<第8回>ラグビーにおけるプロデューサーとは何をやる仕事?」
7月から東芝ブレイブルーパス東京・プロデューサーに就任し、早いもので2ヶ月が経過しました。
みなさまにも関心を持っていただき、「そもそも何をやるの?(やっているの?)」と尋ねられることがおかげさまで多くあります。
プロデューサーというとテレビ業界や芸能界におけるイメージが強いと思いますが、私がイメージするプロデューサーの役割は
「さまざまな課題やチャンスに対して最適解を創造し、実際に結果を出すまでコミットする」
といったところでしょうか。
(自分で書いておきながら、読み返すと何を言っているかよくわかりませんが苦笑)
実際、肩書き自体が重要なのではなく、重要なのは「何をやるか」です。
私自身、今後のラグビー界にとって必要なことと感じていたのは
「フロントスタッフのプロ化」でした。
ラグビー界は2022年、リーグワンが発足し「プロリーグへの道」のスタートを切りました。
そもそも「プロ」とは何を意味するのか?
日本のスポーツビジネス界で数多く解釈され、議論されていることです。
「アルバイトや他の職業に就かずに、その競技のみに専念する。
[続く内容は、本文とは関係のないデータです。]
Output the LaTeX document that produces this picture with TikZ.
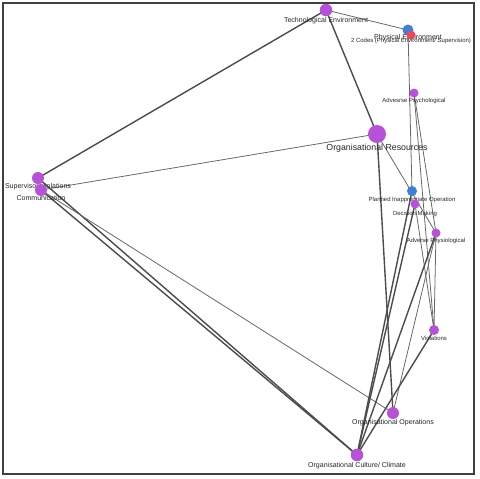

そのために充分な報酬を得られる」ことがプロのように捉えられがちです。
しかし、実際にはプロの概念や実態は競技ごとやチームごとでさまざまです。
ここではそういった論点ではなく前述しました「フロントスタッフのプロ化」について話を進めたいと思います。
細かい事実関係は調べられていませんが、ラグビー界の歴史を辿るとラグビーの世界的統括団体がアマチュア条項を撤廃してから、監督や選手が各チームとそれぞれのタイミングで個別にプロ契約を結ぶということが進行していったように感じます。
強化を進めたいチームが、世界的に優秀な監督を招聘する際にプロ契約を結んだり、選手サイドからプレーのみに専念したいという要望を受ける形でプロ契約を結んだりと。
一方で経営サイド、運営サイドであるチームのフロントサイドでプロ契約という事例はまだまだ少ないと思います。
これはラグビーチームを運営する親会社における、あくまで1つの部署としてのラグビー部活動である歴史が長かったこともありますが、そういった観点からもリーグの考えは「チーム運営をプロ化するためにも別法人化を」という考えに至っていると思います。
ここではチーム形態が混在しているラグビー界の是非を論じる気はありません。
各チームにチームごとの発足時からのさまざまな経緯やラグビー活動に対するスタンスがあるため、それぞれの事情があるのは当然です。
そのような背景や前提の中、リーグワン初年度は「東芝ブレイブルーパス東京」と「静岡ブルーレヴズ」の2チームがラグビー事業会社としての法人を立ち上げました。
その中で、さまざまなタイミングが重なり、私自身が「プロ(契約も意識も)としてのフロントスタッフ」として東芝ブレイブルーパス東京と契約を結ぶという形になりました。
私が目指すプロデューサー像はいわゆるタレントや歌手のプロデューサーのように「派手な何かを!」や「アイディア出して派手に売れっ子に!」ということではありません。
こういった過渡期である業界内、組織内において「縦横斜めに存在するあらゆる課題に向き合い、1つずつ解決していく」というイメージです。
当初はCVO(Chief Visionary Officer)も候補に上がりましたが、結果的にプロデューサーになりました。
8月15日に行われました記者会見では、東芝ブレイブルーパス東京の荒岡社長から「会社は大きく分けて3つの事業部がある。星野プロデューサーには3つの事業部すべてに机を用意して働いてもらっている」というコメントがありましたが、本当にそういう環境を用意していただきました。
おかげさまで東芝ブレイブルーパス東京のスタッフの方々は、みなさんポジティブマインドの方しかいません。
薫田GMが選手獲得の際、「良い人間がどうかを見る」という理念が選手だけでなく、組織全体に浸透されているなと感じています。
しかし、どんな組織でもチームでも課題は常に山積です。ファンの方々、チームの方々、関わる方々がwin-win-winになれるような解決策を考え、評論家ではなく実働部隊として頑張っていきたいと思います。